++++ DATA LINES ++++

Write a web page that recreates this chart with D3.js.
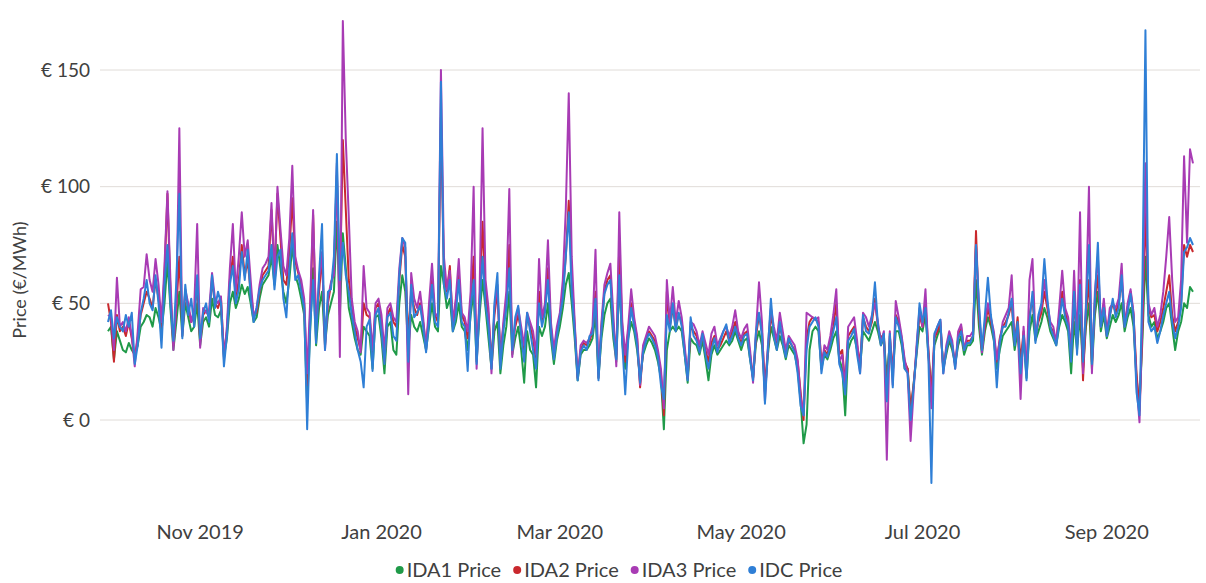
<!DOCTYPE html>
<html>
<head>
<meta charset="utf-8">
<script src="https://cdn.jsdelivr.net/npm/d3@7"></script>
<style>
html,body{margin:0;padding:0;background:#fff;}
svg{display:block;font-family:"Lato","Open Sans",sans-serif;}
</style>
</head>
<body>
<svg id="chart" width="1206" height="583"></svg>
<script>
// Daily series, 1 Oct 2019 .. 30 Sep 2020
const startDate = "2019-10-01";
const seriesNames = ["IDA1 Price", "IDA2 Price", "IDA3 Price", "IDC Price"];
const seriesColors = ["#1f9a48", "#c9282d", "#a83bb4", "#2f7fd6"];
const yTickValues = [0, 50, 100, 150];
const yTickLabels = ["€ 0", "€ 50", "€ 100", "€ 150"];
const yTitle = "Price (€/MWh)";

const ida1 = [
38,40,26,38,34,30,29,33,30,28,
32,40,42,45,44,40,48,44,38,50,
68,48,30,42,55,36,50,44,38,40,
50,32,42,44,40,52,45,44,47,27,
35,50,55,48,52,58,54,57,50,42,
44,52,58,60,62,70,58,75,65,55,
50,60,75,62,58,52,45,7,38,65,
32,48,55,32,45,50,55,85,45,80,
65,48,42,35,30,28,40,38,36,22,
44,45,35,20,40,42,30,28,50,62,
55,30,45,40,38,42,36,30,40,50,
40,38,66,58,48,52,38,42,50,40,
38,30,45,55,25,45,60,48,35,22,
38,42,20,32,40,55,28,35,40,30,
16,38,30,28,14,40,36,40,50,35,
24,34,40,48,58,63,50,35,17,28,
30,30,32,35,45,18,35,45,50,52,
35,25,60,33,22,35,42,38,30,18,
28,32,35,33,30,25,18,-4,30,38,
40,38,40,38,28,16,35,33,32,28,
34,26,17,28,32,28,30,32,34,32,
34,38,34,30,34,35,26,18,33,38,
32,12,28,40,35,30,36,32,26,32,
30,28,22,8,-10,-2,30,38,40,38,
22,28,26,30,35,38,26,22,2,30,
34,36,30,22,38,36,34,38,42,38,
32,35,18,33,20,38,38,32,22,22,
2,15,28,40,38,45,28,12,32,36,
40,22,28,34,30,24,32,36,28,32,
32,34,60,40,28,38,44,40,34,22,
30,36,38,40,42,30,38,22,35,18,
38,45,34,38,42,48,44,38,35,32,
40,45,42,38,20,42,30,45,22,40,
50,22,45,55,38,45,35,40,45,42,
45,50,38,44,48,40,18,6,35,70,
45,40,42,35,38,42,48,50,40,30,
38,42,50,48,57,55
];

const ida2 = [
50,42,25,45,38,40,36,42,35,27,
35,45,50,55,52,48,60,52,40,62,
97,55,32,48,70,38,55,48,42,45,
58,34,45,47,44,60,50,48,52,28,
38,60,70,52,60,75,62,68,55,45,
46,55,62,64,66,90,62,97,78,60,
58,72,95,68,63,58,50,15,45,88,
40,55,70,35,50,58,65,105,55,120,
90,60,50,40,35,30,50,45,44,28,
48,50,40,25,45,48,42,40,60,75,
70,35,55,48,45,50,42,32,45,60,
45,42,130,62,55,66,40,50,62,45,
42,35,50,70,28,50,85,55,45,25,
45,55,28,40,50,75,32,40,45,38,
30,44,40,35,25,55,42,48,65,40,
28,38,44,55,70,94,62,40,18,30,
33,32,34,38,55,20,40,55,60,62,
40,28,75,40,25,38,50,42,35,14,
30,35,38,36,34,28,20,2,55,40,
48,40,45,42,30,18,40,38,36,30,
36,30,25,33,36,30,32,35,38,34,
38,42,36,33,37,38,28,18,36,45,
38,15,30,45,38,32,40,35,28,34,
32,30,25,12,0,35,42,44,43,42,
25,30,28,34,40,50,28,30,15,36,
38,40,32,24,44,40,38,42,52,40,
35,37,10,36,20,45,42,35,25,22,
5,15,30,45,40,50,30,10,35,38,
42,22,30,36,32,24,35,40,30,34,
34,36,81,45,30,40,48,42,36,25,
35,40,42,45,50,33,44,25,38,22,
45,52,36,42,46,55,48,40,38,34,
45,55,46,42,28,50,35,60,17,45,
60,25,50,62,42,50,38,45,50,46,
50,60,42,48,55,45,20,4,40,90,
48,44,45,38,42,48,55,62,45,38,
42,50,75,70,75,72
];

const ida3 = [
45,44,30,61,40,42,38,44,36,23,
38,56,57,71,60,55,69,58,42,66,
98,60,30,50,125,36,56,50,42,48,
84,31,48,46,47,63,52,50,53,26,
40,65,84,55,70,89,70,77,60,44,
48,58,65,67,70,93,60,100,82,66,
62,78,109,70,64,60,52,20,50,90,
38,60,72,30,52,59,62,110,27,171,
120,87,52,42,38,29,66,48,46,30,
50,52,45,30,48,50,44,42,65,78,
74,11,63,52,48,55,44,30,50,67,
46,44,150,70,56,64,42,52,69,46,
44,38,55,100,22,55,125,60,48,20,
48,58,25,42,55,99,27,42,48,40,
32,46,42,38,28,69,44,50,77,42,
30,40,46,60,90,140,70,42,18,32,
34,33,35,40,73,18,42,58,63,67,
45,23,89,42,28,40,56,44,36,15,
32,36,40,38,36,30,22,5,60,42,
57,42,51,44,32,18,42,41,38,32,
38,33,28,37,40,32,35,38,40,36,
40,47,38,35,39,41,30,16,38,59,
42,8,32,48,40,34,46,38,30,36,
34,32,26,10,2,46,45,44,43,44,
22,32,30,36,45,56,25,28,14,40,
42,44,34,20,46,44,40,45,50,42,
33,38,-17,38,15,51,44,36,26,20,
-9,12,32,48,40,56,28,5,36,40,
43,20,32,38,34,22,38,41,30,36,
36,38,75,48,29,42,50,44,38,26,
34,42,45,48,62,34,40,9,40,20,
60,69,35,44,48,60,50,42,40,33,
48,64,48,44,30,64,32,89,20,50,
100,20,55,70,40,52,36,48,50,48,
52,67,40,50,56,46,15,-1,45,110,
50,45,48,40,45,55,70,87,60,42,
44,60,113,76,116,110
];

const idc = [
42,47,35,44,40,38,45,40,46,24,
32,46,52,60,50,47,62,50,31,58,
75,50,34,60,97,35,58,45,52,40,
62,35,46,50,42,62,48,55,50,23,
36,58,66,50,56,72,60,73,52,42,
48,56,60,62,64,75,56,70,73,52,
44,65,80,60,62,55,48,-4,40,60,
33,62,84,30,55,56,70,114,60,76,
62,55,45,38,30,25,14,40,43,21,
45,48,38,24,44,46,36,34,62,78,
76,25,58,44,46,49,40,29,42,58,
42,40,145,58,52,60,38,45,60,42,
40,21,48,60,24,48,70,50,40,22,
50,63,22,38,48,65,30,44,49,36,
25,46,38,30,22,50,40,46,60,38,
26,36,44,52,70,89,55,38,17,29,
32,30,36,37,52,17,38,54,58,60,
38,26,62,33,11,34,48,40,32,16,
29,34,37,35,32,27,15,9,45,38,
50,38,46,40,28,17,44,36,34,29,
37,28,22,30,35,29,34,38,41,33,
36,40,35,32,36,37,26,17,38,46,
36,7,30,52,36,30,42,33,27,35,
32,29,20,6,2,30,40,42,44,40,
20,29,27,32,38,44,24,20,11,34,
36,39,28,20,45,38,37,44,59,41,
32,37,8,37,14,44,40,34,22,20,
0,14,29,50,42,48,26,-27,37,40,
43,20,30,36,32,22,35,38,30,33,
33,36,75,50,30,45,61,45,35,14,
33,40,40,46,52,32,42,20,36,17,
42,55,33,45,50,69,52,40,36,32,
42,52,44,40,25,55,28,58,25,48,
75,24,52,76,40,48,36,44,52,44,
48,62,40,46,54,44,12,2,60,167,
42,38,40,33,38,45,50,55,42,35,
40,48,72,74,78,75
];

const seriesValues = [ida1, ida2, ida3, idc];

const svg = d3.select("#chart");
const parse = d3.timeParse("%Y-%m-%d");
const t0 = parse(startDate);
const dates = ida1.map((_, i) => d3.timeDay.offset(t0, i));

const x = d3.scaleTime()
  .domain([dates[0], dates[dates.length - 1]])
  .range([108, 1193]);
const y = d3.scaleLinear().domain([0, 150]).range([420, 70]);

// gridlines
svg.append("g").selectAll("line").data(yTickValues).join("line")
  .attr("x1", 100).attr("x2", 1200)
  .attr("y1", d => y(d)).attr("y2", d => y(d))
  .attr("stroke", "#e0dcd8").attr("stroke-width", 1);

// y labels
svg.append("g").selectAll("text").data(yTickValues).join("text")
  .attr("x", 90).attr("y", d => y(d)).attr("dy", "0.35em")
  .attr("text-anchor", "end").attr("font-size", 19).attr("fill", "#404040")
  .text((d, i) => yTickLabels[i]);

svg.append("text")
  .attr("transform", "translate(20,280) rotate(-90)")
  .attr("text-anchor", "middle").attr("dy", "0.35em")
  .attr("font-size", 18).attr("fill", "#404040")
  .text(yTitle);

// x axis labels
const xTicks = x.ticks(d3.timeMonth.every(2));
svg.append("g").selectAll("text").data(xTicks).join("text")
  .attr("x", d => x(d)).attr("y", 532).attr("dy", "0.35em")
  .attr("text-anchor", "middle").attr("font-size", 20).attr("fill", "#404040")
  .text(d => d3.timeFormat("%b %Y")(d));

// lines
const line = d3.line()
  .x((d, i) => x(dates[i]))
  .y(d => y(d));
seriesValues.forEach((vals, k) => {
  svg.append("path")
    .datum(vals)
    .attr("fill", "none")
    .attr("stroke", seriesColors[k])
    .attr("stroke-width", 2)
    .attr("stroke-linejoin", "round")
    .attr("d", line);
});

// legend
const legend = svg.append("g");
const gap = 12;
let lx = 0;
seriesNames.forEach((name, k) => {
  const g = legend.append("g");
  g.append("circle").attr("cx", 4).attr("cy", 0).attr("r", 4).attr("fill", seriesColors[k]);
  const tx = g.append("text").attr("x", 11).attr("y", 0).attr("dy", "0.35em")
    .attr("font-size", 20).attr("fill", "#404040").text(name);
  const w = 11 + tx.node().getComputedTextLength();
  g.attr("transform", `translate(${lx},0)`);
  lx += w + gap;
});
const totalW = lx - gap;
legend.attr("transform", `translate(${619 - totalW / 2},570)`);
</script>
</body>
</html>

++++

→ WRITTEN EXERCISE: The word "chart" appears in how many lines of the data? Answer with only the number.

→ WRITTEN SOLUTION: 3